Prompt: Word for word, set down the records and skip each picture.
============================================================
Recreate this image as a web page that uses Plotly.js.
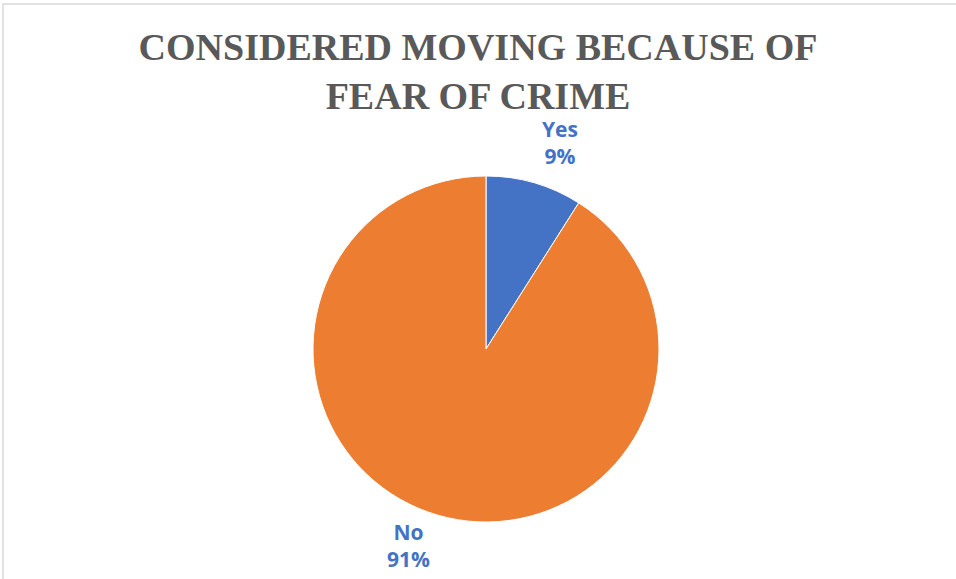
<!DOCTYPE html>
<html>
<head>
<meta charset="utf-8">
<script src="https://cdn.plot.ly/plotly-3.0.1.min.js"></script>
<style>html,body{margin:0;padding:0;background:#fff;}#chart{width:956px;height:579px;}</style>
</head>
<body>
<div id="chart"></div>
<script>
const categories = ["Yes", "No"];
const values = [9, 91];
const colors = ["#4472C4", "#ED7D31"];
const titleText = "CONSIDERED MOVING BECAUSE OF<br>FEAR OF CRIME";

const W = 956, H = 579;
const total = values.reduce((a, b) => a + b, 0);
const labelPos = [{x: 560, y: 142}, {x: 408, y: 545}];

const annotations = categories.map((c, i) => ({
  xref: "paper", yref: "paper",
  x: labelPos[i].x / W, y: 1 - labelPos[i].y / H,
  xanchor: "center", yanchor: "middle",
  showarrow: false,
  text: "<b>" + c + "</b><br><b>" + Math.round(values[i] / total * 100) + "%</b>",
  font: {family: "'Open Sans', Lato, sans-serif", size: 21, color: "#4472C4"},
  align: "center"
}));

const data = [{
  type: "pie",
  labels: categories,
  values: values,
  marker: {colors: colors, line: {color: "#ffffff", width: 1}},
  sort: false,
  direction: "clockwise",
  rotation: 0,
  textinfo: "none",
  hoverinfo: "label+percent",
  domain: {x: [313 / W, 659 / W], y: [1 - 522 / H, 1 - 176 / H]}
}];

const layout = {
  width: W, height: H,
  margin: {l: 0, r: 0, t: 0, b: 0},
  paper_bgcolor: "#ffffff",
  showlegend: false,
  title: {
    text: "<b>" + titleText + "</b>",
    font: {family: "'Liberation Serif', 'DejaVu Serif', serif", size: 38, color: "#595959"},
    x: 0.5, xanchor: "center",
    y: 1 - 60 / H, yanchor: "middle"
  },
  annotations: annotations,
  shapes: [{
    type: "rect", xref: "paper", yref: "paper",
    x0: 3 / W, x1: 1.02, y0: -0.02, y1: 1 - 4 / H,
    line: {color: "#d9d9d9", width: 1.5}
  }]
};

Plotly.newPlot("chart", data, layout, {displayModeBar: false});
</script>
</body>
</html>
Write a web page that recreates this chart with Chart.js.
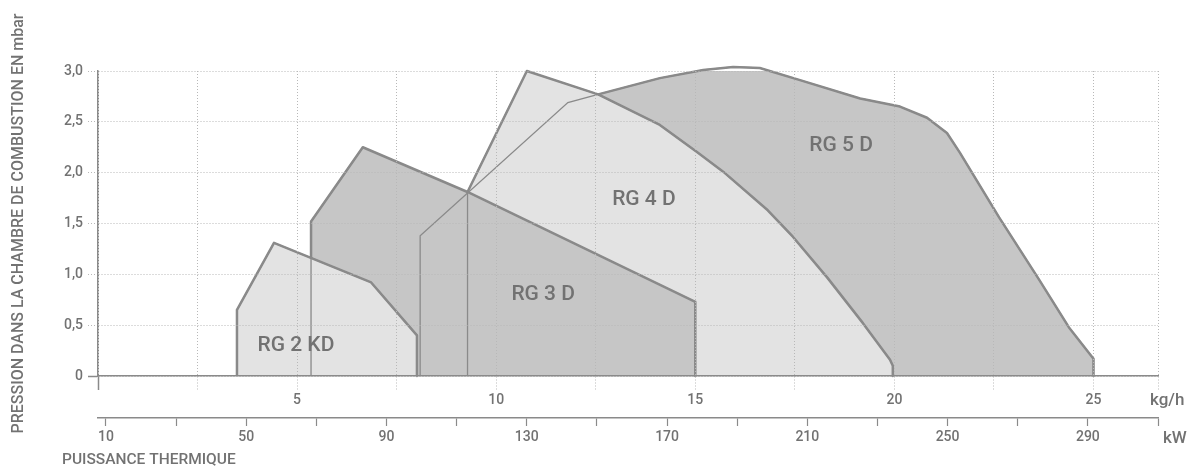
============================================================
Exercise response:
Recreate this image as a web page that uses Plotly.js.
<!DOCTYPE html>
<html>
<head>
<meta charset="utf-8">
<script src="https://cdn.plot.ly/plotly-3.0.1.min.js"></script>
<style>html,body{margin:0;padding:0;background:#fff;}#chart{width:956px;height:579px;}</style>
</head>
<body>
<div id="chart"></div>
<script>
const categories = ["Yes", "No"];
const values = [9, 91];
const colors = ["#4472C4", "#ED7D31"];
const titleText = "CONSIDERED MOVING BECAUSE OF<br>FEAR OF CRIME";

const W = 956, H = 579;
const total = values.reduce((a, b) => a + b, 0);
const labelPos = [{x: 560, y: 142}, {x: 408, y: 545}];

const annotations = categories.map((c, i) => ({
  xref: "paper", yref: "paper",
  x: labelPos[i].x / W, y: 1 - labelPos[i].y / H,
  xanchor: "center", yanchor: "middle",
  showarrow: false,
  text: "<b>" + c + "</b><br><b>" + Math.round(values[i] / total * 100) + "%</b>",
  font: {family: "'Open Sans', Lato, sans-serif", size: 21, color: "#4472C4"},
  align: "center"
}));

const data = [{
  type: "pie",
  labels: categories,
  values: values,
  marker: {colors: colors, line: {color: "#ffffff", width: 1}},
  sort: false,
  direction: "clockwise",
  rotation: 0,
  textinfo: "none",
  hoverinfo: "label+percent",
  domain: {x: [313 / W, 659 / W], y: [1 - 522 / H, 1 - 176 / H]}
}];

const layout = {
  width: W, height: H,
  margin: {l: 0, r: 0, t: 0, b: 0},
  paper_bgcolor: "#ffffff",
  showlegend: false,
  title: {
    text: "<b>" + titleText + "</b>",
    font: {family: "'Liberation Serif', 'DejaVu Serif', serif", size: 38, color: "#595959"},
    x: 0.5, xanchor: "center",
    y: 1 - 60 / H, yanchor: "middle"
  },
  annotations: annotations,
  shapes: [{
    type: "rect", xref: "paper", yref: "paper",
    x0: 3 / W, x1: 1.02, y0: -0.02, y1: 1 - 4 / H,
    line: {color: "#d9d9d9", width: 1.5}
  }]
};

Plotly.newPlot("chart", data, layout, {displayModeBar: false});
</script>
</body>
</html>
Write a web page that recreates this chart with Chart.js.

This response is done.